Step 4: Update Parameters

w1 = w1 - alpha * dw1
w2 = w2 - alpha * dw2
b = b - alpha * db

Where $\alpha$ is the learning rate.

Understanding the Variables

Accumulators vs Per-Example Derivatives

Accumulators (no superscript):

  • dw1, dw2, db - Sum across all examples
  • Used to compute final gradients

Per-example derivatives (with superscript $i$):

  • $dz^{(i)}$ - Derivative for example $i$ only
  • Computed inside the loop

Why the distinction?

  • Accumulators collect information from all examples
  • Per-example derivatives are temporary calculations

Complete One-Step Algorithm

This is one iteration of gradient descent:

# Initialize
J, dw1, dw2, db = 0, 0, 0, 0

# Loop over training examples
for i in range(1, m+1):
    # Forward pass
    z_i = w1*x1_i + w2*x2_i + b
    a_i = sigmoid(z_i)
    J += -(y_i * log(a_i) + (1-y_i) * log(1-a_i))
    
    # Backward pass
    dz_i = a_i - y_i
    dw1 += x1_i * dz_i
    dw2 += x2_i * dz_i
    db += dz_i

# Average
J /= m
dw1 /= m
dw2 /= m
db /= m

# Update
w1 -= alpha * dw1
w2 -= alpha * dw2
b -= alpha * db

To train: Repeat this entire process many times until convergence.

Problem: Two For-Loops

This implementation has two weaknesses:

Loop 1: Over Training Examples

for i in range(1, m+1):  # Loop over m examples
    ...

Loop 2: Over Features

For $n$ features, you need:

dw1 += x1_i * dz_i
dw2 += x2_i * dz_i
# ... 
dwn += xn_i * dz_i

This is essentially another loop over features.

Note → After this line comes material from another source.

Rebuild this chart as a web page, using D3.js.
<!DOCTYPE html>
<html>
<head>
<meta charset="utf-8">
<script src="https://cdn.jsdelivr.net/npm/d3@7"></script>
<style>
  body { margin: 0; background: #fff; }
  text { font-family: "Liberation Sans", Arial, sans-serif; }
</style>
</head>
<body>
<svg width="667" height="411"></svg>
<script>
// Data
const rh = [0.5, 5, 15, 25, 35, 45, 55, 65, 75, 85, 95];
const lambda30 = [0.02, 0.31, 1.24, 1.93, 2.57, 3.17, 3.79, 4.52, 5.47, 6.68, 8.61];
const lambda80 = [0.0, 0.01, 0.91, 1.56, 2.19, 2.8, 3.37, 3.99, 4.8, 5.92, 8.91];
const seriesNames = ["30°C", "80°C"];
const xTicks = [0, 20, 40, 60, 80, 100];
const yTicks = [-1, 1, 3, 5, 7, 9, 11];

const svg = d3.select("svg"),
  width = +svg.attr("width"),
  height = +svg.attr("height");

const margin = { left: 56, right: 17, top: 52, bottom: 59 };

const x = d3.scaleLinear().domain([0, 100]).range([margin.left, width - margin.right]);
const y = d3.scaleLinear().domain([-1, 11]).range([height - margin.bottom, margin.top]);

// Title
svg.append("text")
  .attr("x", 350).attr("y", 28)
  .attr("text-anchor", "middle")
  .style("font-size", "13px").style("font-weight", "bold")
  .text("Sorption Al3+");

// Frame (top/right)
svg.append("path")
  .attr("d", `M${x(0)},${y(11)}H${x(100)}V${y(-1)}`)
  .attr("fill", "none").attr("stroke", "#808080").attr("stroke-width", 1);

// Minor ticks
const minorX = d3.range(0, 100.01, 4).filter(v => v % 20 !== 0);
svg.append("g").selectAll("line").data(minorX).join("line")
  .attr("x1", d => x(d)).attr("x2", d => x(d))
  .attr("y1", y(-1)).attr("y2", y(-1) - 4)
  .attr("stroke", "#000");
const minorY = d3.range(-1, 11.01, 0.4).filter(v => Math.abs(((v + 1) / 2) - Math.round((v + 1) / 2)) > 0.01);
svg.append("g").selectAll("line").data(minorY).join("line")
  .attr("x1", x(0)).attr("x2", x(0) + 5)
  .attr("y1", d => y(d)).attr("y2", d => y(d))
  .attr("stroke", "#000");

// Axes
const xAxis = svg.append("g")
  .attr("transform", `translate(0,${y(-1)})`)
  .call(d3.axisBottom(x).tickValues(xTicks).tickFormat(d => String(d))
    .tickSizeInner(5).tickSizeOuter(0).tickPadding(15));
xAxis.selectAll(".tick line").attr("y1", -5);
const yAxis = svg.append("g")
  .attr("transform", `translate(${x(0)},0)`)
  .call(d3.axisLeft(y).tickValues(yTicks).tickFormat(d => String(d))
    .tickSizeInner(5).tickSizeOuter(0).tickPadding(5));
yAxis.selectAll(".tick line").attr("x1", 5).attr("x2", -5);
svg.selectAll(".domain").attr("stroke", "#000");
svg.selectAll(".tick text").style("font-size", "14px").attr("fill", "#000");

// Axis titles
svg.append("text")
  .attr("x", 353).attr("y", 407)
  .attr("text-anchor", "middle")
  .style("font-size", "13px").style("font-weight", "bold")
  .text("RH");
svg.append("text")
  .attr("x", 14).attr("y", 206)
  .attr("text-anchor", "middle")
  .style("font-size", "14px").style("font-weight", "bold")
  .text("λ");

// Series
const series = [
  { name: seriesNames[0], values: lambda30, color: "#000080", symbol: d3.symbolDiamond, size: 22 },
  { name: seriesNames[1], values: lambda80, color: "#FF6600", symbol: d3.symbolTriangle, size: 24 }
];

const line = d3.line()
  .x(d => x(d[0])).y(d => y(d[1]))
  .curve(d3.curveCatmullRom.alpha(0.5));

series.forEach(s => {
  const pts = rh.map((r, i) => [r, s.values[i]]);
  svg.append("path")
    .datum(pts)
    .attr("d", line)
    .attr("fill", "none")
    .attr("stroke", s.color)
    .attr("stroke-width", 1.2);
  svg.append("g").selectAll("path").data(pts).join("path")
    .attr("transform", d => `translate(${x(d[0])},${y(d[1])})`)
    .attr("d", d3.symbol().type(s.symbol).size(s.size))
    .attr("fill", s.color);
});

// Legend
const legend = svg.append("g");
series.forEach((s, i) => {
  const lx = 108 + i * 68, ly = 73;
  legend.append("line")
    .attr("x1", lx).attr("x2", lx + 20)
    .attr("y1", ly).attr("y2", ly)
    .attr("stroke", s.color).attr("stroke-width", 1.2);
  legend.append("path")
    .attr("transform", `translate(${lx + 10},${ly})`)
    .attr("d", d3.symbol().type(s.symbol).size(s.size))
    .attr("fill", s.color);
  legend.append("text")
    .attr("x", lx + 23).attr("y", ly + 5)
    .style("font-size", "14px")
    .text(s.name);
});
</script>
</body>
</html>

Why For-Loops Are a Problem

Inefficiency in Deep Learning:

Pre-Deep Learning Era:

  • For-loops were acceptable
  • Vectorization was a “nice to have”
  • Small datasets made speed less critical

Deep Learning Era:

  • Massive datasets (millions of examples)
  • For-loops are too slow
  • Vectorization is essential

The Solution: Vectorization - techniques that eliminate explicit for-loops

Performance Comparison

ApproachSpeedScalability
Two for-loopsSlowPoor (doesn’t scale)
VectorizedFastExcellent (scales to millions)

Why it matters:

  • Modern datasets: millions of examples
  • Need to process quickly
  • For-loops don’t scale

What’s Next: Vectorization

In the next videos, we’ll learn vectorization techniques to:

  1. Eliminate the loop over training examples
  2. Eliminate the loop over features
  3. Implement gradient descent with no explicit loops

Benefits of vectorization:

  • Much faster execution
  • Cleaner code
  • Scales to massive datasets
  • Takes advantage of modern hardware (GPUs)

Key Takeaways

  1. Gradient for multiple examples: Average of individual gradients
  2. Accumulators: Sum gradients across examples, then divide by $m$
  3. One iteration: Forward pass → compute gradients → average → update
  4. Multiple iterations: Repeat until convergence
  5. For-loops are slow: Need vectorization for efficiency
  6. Next step: Learn vectorization to eliminate loops

Summary Formula

For the entire training set:

\[\frac{\partial J}{\partial w_j} = \frac{1}{m} \sum_{i=1}^{m} x_j^{(i)} (a^{(i)} - y^{(i)})\] \[\frac{\partial J}{\partial b} = \frac{1}{m} \sum_{i=1}^{m} (a^{(i)} - y^{(i)})\]

These formulas compute the gradients needed for gradient descent across all examples.